Regarding their family, the absence of a mother figure is obvious and has a profound effect on them all. A new sense of independence for women was being realized at the time and one imagines Mrs. Sawyer likely having left once times got rough, perhaps getting a job of her own in a far-off town. Left to fend for themselves, the Sawyer men are left adrift, their home their ramshackle, filthy home an effective metaphor for the decay of the nuclear family, their behavior devolving to the most primitive.

Yet Leatherface, the simplest of the family, does his best to fill this void. We witness him doing domestic chores, his grisly kitchen activities a grotesque display of food preparation for the clan. More obvious is the apron he wears and the mask he dons, replete with garish red lipstick and topped with a cheap wig, suggesting a conscious effort to become a perverse matriarch. This, as well as a poignant moment in which he is scurrying about the house, rocking and quietly moaning in an attempt to quell his fear for having done something wrong, casts him in a momentary, sympathetic light.
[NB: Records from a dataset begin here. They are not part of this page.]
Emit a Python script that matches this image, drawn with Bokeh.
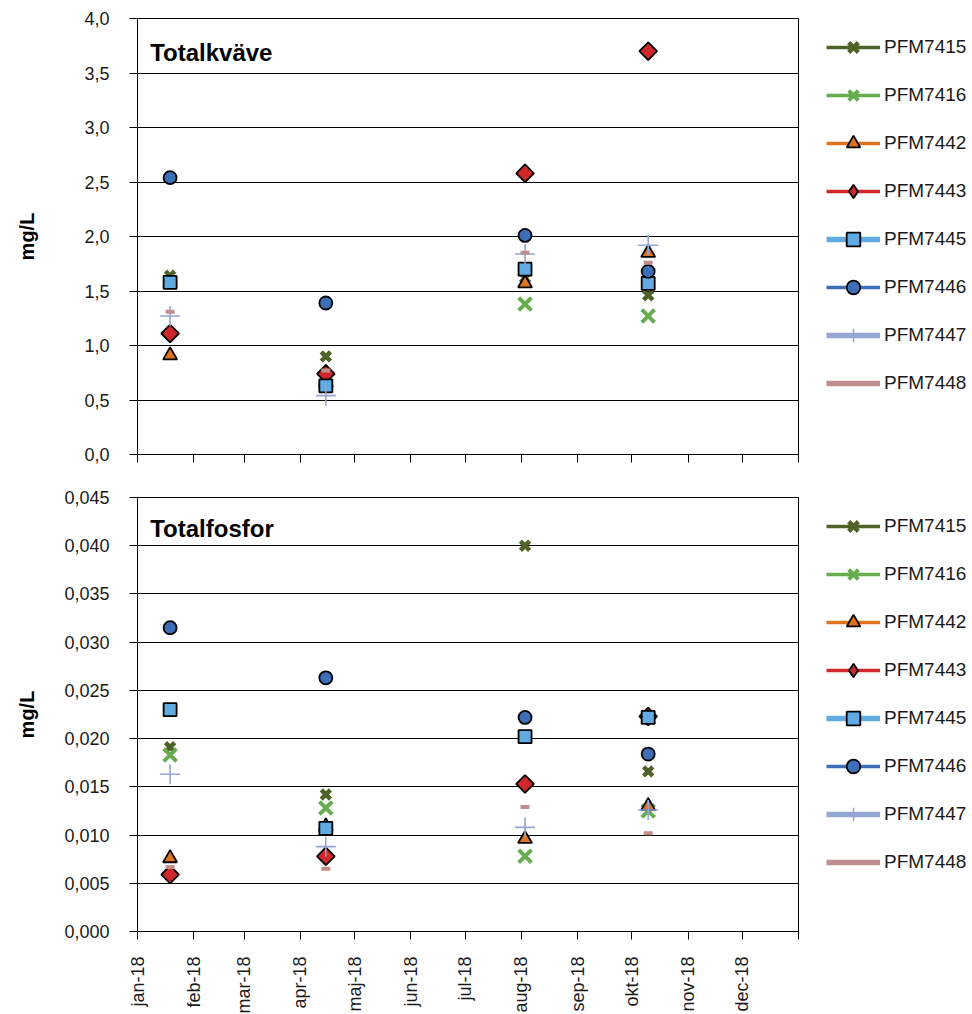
import math
import pandas as pd
from bokeh.plotting import figure
from bokeh.models import (ColumnDataSource, FixedTicker, CustomJSTickFormatter,
                          Legend, LegendItem, Label, Range1d)
from bokeh.layouts import column
from bokeh.embed import file_html
from bokeh.resources import INLINE

# ---------------- data ----------------
sample_dates = ["2018-01-19", "2018-04-15", "2018-08-03", "2018-10-10"]
stations = ["PFM7415", "PFM7416", "PFM7442", "PFM7443",
            "PFM7445", "PFM7446", "PFM7447", "PFM7448"]
month_labels = ["jan-18", "feb-18", "mar-18", "apr-18", "maj-18", "jun-18",
                "jul-18", "aug-18", "sep-18", "okt-18", "nov-18", "dec-18", ""]

# Totalkväve (mg/L)
totn_7415 = [1.64, 0.90, 1.62, 1.46]
totn_7416 = [1.58, 0.69, 1.38, 1.27]
totn_7442 = [0.91, 0.66, 1.57, 1.85]
totn_7443 = [1.11, 0.74, 2.58, 3.70]
totn_7445 = [1.58, 0.63, 1.70, 1.57]
totn_7446 = [2.54, 1.39, 2.01, 1.68]
totn_7447 = [1.27, 0.54, 1.84, 1.92]
totn_7448 = [1.31, 0.77, 1.85, 1.76]

# Totalfosfor (mg/L)
totp_7415 = [0.0191, 0.0142, 0.0400, 0.0166]
totp_7416 = [0.0183, 0.0128, 0.0078, 0.0125]
totp_7442 = [0.0076, 0.0109, 0.0096, 0.0130]
totp_7443 = [0.0059, 0.0078, 0.0153, 0.0223]
totp_7445 = [0.0230, 0.0107, 0.0202, 0.0222]
totp_7446 = [0.0315, 0.0263, 0.0222, 0.0184]
totp_7447 = [0.0163, 0.0088, 0.0108, 0.0126]
totp_7448 = [0.0067, 0.0065, 0.0129, 0.0102]

totn = [totn_7415, totn_7416, totn_7442, totn_7443, totn_7445, totn_7446, totn_7447, totn_7448]
totp = [totp_7415, totp_7416, totp_7442, totp_7443, totp_7445, totp_7446, totp_7447, totp_7448]

# ---------------- styles ----------------
FONT = "Liberation Sans"
styles = {
    "PFM7415": dict(marker="x", color="#4F6228", size=13, lw=4.5, fill=None, leg_lw=3.5),
    "PFM7416": dict(marker="x", color="#68AC50", size=18, lw=4.0, fill=None, leg_lw=3.5),
    "PFM7442": dict(marker="triangle", color="#E0731E", size=14, lw=1.8, fill="#E0731E", leg_lw=3.5),
    "PFM7443": dict(marker="square", color="#D0282A", size=12.5, lw=1.8, fill="#D0282A", leg_lw=3.5,
                    angle=math.pi / 4, leg_marker="diamond"),
    "PFM7445": dict(marker="square", color="#62AAE2", size=13, lw=1.8, fill="#62AAE2", leg_lw=5.5),
    "PFM7446": dict(marker="circle", color="#3D6EB8", size=13, lw=1.8, fill="#3D6EB8", leg_lw=3.5),
    "PFM7447": dict(marker="cross", color="#94A6D3", size=20, lw=1.6, fill=None, leg_lw=5.5),
    "PFM7448": dict(marker="dash", color="#C08E8C", size=9, lw=4.0, fill=None, leg_lw=5.5),
}

start = pd.Timestamp("2018-01-01")
x_days = [(pd.Timestamp(d) - start).days for d in sample_dates]
month_starts = pd.date_range("2018-01-01", "2019-01-01", freq="MS")
month_ticks = [int((m - start).days) for m in month_starts]
x_end = month_ticks[-1]
nan = float("nan")


def make_panel(title, series, y_max, y_step, decimals, frame_h, top_border,
               bottom_border, show_x_labels, y_label_standoff, title_y):
    p = figure(frame_width=661, frame_height=frame_h,
               min_border_left=137, min_border_right=174,
               min_border_top=top_border, min_border_bottom=bottom_border,
               x_range=Range1d(0, x_end), y_range=Range1d(0, y_max),
               output_backend="svg", toolbar_location=None,
               background_fill_color="white", border_fill_color="white")
    p.outline_line_color = "black"
    p.outline_line_width = 1

    n_ticks = int(round(y_max / y_step))
    yt = [round(i * y_step, 6) for i in range(n_ticks + 1)]
    p.yaxis.ticker = FixedTicker(ticks=yt)
    p.yaxis.formatter = CustomJSTickFormatter(
        code=f"return tick.toFixed({decimals}).replace('.', ',');")
    p.yaxis.axis_label = "mg/L"
    p.yaxis.axis_label_text_font = FONT
    p.yaxis.axis_label_text_font_style = "bold"
    p.yaxis.axis_label_text_font_size = "20px"
    p.yaxis.axis_label_text_color = "black"
    p.yaxis.axis_label_standoff = y_label_standoff
    p.yaxis.major_label_text_font = FONT
    p.yaxis.major_label_text_font_size = "18px"
    p.yaxis.major_label_text_color = "#1a1a1a"
    p.yaxis.major_label_standoff = 20
    p.yaxis.major_tick_out = 8
    p.yaxis.major_tick_in = 0
    p.yaxis.minor_tick_out = 0
    p.yaxis.minor_tick_in = 0
    p.yaxis.axis_line_color = "black"
    p.yaxis.major_tick_line_color = "black"

    p.xaxis.ticker = FixedTicker(ticks=month_ticks)
    p.xaxis.major_tick_out = 8
    p.xaxis.major_tick_in = 0
    p.xaxis.minor_tick_out = 0
    p.xaxis.minor_tick_in = 0
    p.xaxis.axis_line_color = "black"
    p.xaxis.major_tick_line_color = "black"
    if show_x_labels:
        p.xaxis.major_label_overrides = {t: l for t, l in zip(month_ticks, month_labels)}
        p.xaxis.major_label_orientation = math.pi / 2
        p.xaxis.major_label_text_font = FONT
        p.xaxis.major_label_text_font_size = "18px"
        p.xaxis.major_label_text_color = "#1a1a1a"
        p.xaxis.major_label_standoff = 17
    else:
        p.xaxis.formatter = CustomJSTickFormatter(code="return '';")
        p.xaxis.major_label_text_font_size = "1px"
        p.xaxis.major_label_standoff = 0

    p.xgrid.grid_line_color = None
    p.ygrid.grid_line_color = "black"
    p.ygrid.grid_line_width = 1

    items = []
    for name, vals in zip(stations, series):
        st = styles[name]
        src = ColumnDataSource(dict(x=x_days, y=vals))
        hidden = ColumnDataSource(dict(x=x_days, y=[nan] * len(x_days)))
        # line is only shown in the legend (the chart has markers only)
        line_r = p.line(x="x", y="y", source=hidden,
                        line_color=st["color"], line_width=st["leg_lw"])
        kw = dict(size=st["size"], line_width=st["lw"])
        if st["fill"] is None:
            kw.update(line_color=st["color"], fill_color=None)
        else:
            kw.update(line_color="black", fill_color=st["fill"])
        sc_r = p.scatter(x="x", y="y", source=src, marker=st["marker"],
                         angle=st.get("angle", 0), **kw)
        if "leg_marker" in st:
            leg_r = p.scatter(x="x", y="y", source=hidden, marker=st["leg_marker"], **kw)
            items.append(LegendItem(label=name, renderers=[line_r, leg_r]))
        else:
            items.append(LegendItem(label=name, renderers=[line_r, sc_r]))

    glyph_h, spacing = 34, 14
    leg_h = len(items) * glyph_h + (len(items) - 1) * spacing
    legend = Legend(items=items, location=(28, frame_h - 12 - leg_h),
                    glyph_width=54, glyph_height=glyph_h, label_height=20,
                    spacing=spacing, padding=0, margin=0, label_standoff=4,
                    border_line_color=None, background_fill_alpha=0,
                    label_text_font=FONT, label_text_font_size="19px",
                    label_text_color="#1a1a1a")
    p.add_layout(legend, "right")

    p.add_layout(Label(x=7, y=title_y, x_units="data", y_units="data", text=title,
                       text_font=FONT, text_font_style="bold",
                       text_font_size="24px", text_color="black",
                       text_baseline="alphabetic", text_align="left"))
    return p


p1 = make_panel("Totalkväve", totn, 4.0, 0.5, 1, 436, 18, 23, False, 43, 3.69)
p2 = make_panel("Totalfosfor", totp, 0.045, 0.005, 3, 434, 20, 82, True, 23, 0.0418)

layout = column(p1, p2, spacing=0)
open("out.html", "w").write(file_html(layout, INLINE))
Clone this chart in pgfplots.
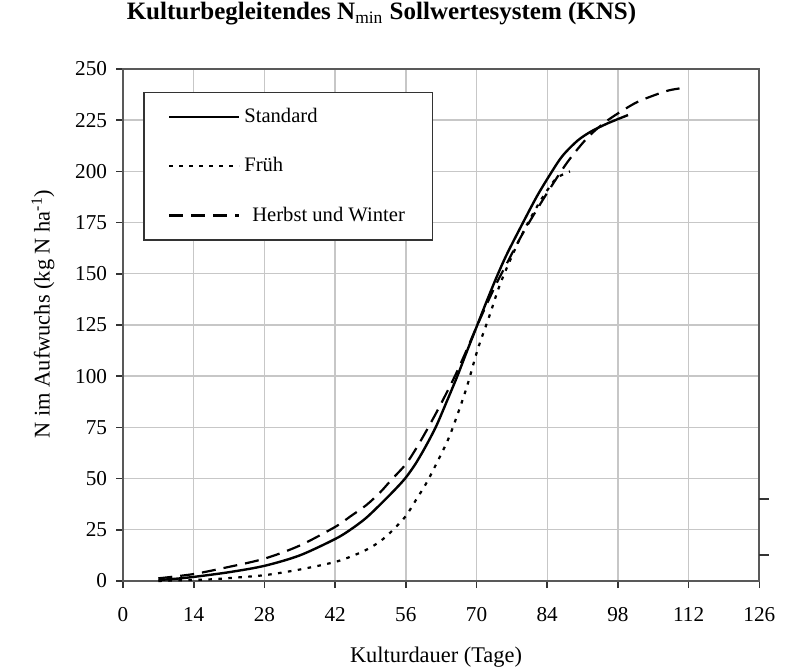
\documentclass[border=0pt]{standalone}
\usepackage{pgfplots}
\pgfplotsset{compat=1.18}
\usepackage{fontspec}
\setmainfont{Liberation Serif}

\pgfplotstableread{
x y
7 0.5
10 1
14 2
21 4.3
28 7.4
35 12.5
42 20.5
45 25
48 30.5
51 37.5
54 45
56 50.5
58 57.5
60 66
62 75.5
64 87
66.2 100
68 111.5
70 124
72 136.5
74 148.5
76 159.5
79 174
82 188
84.7 199
87 207.5
90 215
92.7 219.5
96 223.5
100 227.5
}\standard

\pgfplotstableread{
x y
7 0
12 0.4
17.3 0.8
22 1.6
28.2 2.9
35 5.6
42 9.3
46 12.8
49 16.3
51.5 20.5
53.6 25.3
56 31.7
58 39.5
60 47.5
62 57
64.7 71
67.9 93.3
70.2 112.8
72.5 129
74.1 141
75.5 150
78 164
80 174
82.5 185
84.5 192.5
86 197
88.5 200
}\frueh

\pgfplotstableread{
x y
7 1.3
14 3.4
21 6.9
28 10.9
35 17.3
42 26.4
45 31.5
48.3 37.3
51 43.5
53 49
56 57
58 64.5
60 73
62 82
64 91.5
66 101.5
68 112.5
70 124
72 135
74 145.5
76 155
78 164.5
80.4 175
84 189.5
88 204.5
92 216.5
96 225
101.3 233.2
105 237
108 239.5
110.2 240.5
}\herbst

\begin{document}
\begin{tikzpicture}
\begin{axis}[
  at={(61.5bp,43bp)}, anchor=south west,
  scale only axis, width=318.15bp, height=256bp,
  xmin=0, xmax=126, ymin=0, ymax=250,
  xtick={0,14,...,126}, ytick={0,25,...,250},
  grid=major,
  major grid style={color=black!22, line width=0.7bp},
  axis line style={color=black!65, line width=1bp},
  tick align=outside, tick pos=left,
  major tick length=3.5bp,
  tick style={color=black!80, line width=0.8bp},
  ticklabel style={font=\fontsize{10.6bp}{12bp}\selectfont},
  xticklabel style={yshift=-6bp},
  yticklabel style={xshift=-1bp},
  /pgf/number format/assume math mode=true,
  clip=false,
  legend style={at={(rel axis cs:0.032,0.9557)}, anchor=north west,
    draw=black!80, line width=0.6bp, fill=white,
    font=\fontsize{10.3bp}{12bp}\selectfont,
    row sep=12bp, inner xsep=12bp, inner ysep=6bp,
    /tikz/every even column/.append style={column sep=0pt}},
  legend cell align=left,
  legend image code/.code={\draw[#1] (0bp,0bp) -- (35bp,0bp);},
]
\addplot[black, line width=1.2bp, smooth] table {\standard};
\addlegendentry{Standard}
\addplot[black, line width=1.1bp, dash pattern=on 1.8bp off 3.2bp, smooth] table {\frueh};
\addlegendentry{Früh}
\addplot[black, line width=1.1bp, dash pattern=on 7bp off 4bp, smooth] table {\herbst};
\addlegendentry{\hspace{4bp}Herbst und Winter}
\draw[black!80, line width=0.8bp] (axis cs:126,39.9) -- ++(5bp,0);
\draw[black!80, line width=0.8bp] (axis cs:126,12.7) -- ++(5bp,0);
\end{axis}
\node[anchor=base, font=\bfseries\fontsize{12.5bp}{14bp}\selectfont] at (190.75bp,323.75bp)
  {Kulturbegleitendes N\textsubscript{\mdseries min} Sollwertesystem (KNS)};
\node[rotate=90, anchor=center, font=\fontsize{11.2bp}{13bp}\selectfont] at (21.5bp,176.5bp)
  {N im Aufwuchs (kg N ha\textsuperscript{-1})};
\node[anchor=base, font=\fontsize{11.2bp}{13bp}\selectfont] at (218bp,2.5bp)
  {Kulturdauer (Tage)};
\pgfresetboundingbox
\useasboundingbox (0,0) rectangle (396bp,333.5bp);
\end{tikzpicture}
\end{document}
Throughout Massacre we’re in the palm of Hopper’s hand, the spell he weaves so powerful, there’s no escaping it even when our eyes are closed, our hands over our ears.  The film’s dark images, both seen and suggested, haunt us long after we witness Leatherface’s maniacal dance in the morning sun, chainsaw whirling about him as he turns in circles of delusion and delight. And while moments from inferior knockoffs are swept to the dustbin of our minds, Massacre’s scenes are seared in our memories, the power of them never diminishing, only gaining strength as we further contemplate their meaning and horror.